I just finished reading several posts on
Steve Yoder's blog on Wall Street Journal and it got me thinking aout my own blog. I haven't done any substantial posts recently other than pictures, one-liner comments, or quotations.
My rationalization for this, of course, is the information systems project that I am currently involved with at work, compounded by a couple of hours' laboratory work in the evening. I leave the house at 7:30 in the morning and don't see my front door again until 8:30 pm on most nights. Occasionally it had been as late as 10:00 pm. This happens consistently from Monday to Friday. And I work on some Saturdays. Insane.
Of course my real schedule is supposed to be the normal nine-to-five kind of work, but with this project -- not that you really care, but we will have 35 laboratory sites going live on a new system on the same day on June 19 (we call it the Big Bang, affectionately or anxiously depending on whom you ask ) -- most of my days are stretched to 9 hours or more. Then I switch hats, drive over to the lab, sit behind a microscope and be a scientist for a few more hours. In all, I am out of the house about 12 hours each day. If I sleep for 7 to 8 hours, it leaves me 4 to 5 hours each day for getting out of bed in the morning to get ready for work and feeding the dog at night and getting ready for bed.

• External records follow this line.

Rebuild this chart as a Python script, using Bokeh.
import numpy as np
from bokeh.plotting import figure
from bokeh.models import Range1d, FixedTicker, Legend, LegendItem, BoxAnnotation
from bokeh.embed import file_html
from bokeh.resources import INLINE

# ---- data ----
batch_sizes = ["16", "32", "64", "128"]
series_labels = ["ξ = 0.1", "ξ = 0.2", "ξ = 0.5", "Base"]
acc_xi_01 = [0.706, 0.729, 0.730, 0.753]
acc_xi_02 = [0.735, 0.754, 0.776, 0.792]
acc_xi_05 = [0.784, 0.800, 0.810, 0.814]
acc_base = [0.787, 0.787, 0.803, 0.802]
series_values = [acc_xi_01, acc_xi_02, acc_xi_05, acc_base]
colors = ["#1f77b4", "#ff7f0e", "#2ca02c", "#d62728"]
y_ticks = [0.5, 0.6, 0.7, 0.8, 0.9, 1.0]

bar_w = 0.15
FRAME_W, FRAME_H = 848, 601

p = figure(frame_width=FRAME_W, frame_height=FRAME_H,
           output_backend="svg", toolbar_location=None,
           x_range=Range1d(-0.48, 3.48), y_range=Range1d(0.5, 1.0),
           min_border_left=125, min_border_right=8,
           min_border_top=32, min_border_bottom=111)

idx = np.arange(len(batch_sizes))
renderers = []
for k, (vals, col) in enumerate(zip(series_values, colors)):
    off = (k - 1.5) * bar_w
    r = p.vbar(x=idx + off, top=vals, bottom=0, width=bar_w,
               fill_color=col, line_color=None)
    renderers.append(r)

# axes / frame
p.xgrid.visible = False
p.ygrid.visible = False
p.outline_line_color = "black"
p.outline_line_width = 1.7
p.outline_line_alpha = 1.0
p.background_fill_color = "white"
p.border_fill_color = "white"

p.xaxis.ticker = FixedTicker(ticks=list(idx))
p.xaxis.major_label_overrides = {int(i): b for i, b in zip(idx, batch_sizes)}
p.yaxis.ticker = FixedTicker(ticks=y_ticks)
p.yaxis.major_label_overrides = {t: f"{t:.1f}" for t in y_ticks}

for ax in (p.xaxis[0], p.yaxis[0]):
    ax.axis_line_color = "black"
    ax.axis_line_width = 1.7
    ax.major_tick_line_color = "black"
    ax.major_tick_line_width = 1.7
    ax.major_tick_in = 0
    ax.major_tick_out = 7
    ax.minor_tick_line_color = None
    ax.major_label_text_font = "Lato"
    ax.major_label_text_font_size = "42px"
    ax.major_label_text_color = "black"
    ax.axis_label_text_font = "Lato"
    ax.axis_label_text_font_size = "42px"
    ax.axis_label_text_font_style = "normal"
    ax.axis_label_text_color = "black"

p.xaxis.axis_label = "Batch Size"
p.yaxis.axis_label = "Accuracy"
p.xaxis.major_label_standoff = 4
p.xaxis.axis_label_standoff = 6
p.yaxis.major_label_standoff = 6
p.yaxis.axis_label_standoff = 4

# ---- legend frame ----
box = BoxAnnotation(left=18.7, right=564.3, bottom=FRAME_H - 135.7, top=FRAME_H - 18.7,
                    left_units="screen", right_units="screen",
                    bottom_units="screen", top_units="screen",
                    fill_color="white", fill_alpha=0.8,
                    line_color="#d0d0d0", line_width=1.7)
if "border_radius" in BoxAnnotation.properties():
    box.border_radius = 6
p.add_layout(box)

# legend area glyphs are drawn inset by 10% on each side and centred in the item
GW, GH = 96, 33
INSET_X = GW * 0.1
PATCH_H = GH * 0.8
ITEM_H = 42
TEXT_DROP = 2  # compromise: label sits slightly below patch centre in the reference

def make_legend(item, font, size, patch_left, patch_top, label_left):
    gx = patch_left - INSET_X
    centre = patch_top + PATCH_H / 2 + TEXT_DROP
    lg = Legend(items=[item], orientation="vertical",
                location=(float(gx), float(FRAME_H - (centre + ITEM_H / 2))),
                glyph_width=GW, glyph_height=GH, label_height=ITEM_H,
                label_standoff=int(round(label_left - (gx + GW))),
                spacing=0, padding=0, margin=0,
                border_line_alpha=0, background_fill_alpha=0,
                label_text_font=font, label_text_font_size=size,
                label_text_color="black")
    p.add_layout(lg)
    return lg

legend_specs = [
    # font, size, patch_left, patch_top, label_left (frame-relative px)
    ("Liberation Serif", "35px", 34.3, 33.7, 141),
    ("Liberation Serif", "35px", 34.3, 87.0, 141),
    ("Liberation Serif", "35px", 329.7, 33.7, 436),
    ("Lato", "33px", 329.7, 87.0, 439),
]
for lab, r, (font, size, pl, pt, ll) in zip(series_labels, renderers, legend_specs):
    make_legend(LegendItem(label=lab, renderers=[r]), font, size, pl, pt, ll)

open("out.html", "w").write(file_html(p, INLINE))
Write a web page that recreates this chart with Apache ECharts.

The scientist part I really don't have to do. "It's your choice," a co-worker told me one time when I complained about not having enough hours in the day to unwind at home at the end of the day, my dog having to eat very late on my account. But I couldn't tell my co-worker that I am, sadly, a victim of the paycheck. The extra paycheck. The supposed "candy money" that has become part of the household budget.
But I digress...
Recently I started doing something I haven't done in a while: having an honest down-time. I went and spent my days off with friends -- lunch, movies, cafe, plays, brunch, and dinners.
It made me stop thinking about work. I still talked about work with my friends, but it was from a point of view outside the work-bubble. And it made me see that this I-am-so-busy drama that I so inexorably cloak myself with is actually silly and pointless. Yes, I am busy, but I don't have to let it define who I am and dictate how my relationships should be.
It made me think of other things I haven't done in a long time. Like playing the piano. Or writing real posts for my blog. So last night I spent close to an hour on the piano with my Hanon exercise book in front of me, discovering how slow and weak my fingers had become. And today I am spending long-overdue time on the laptop putting thoughts into words.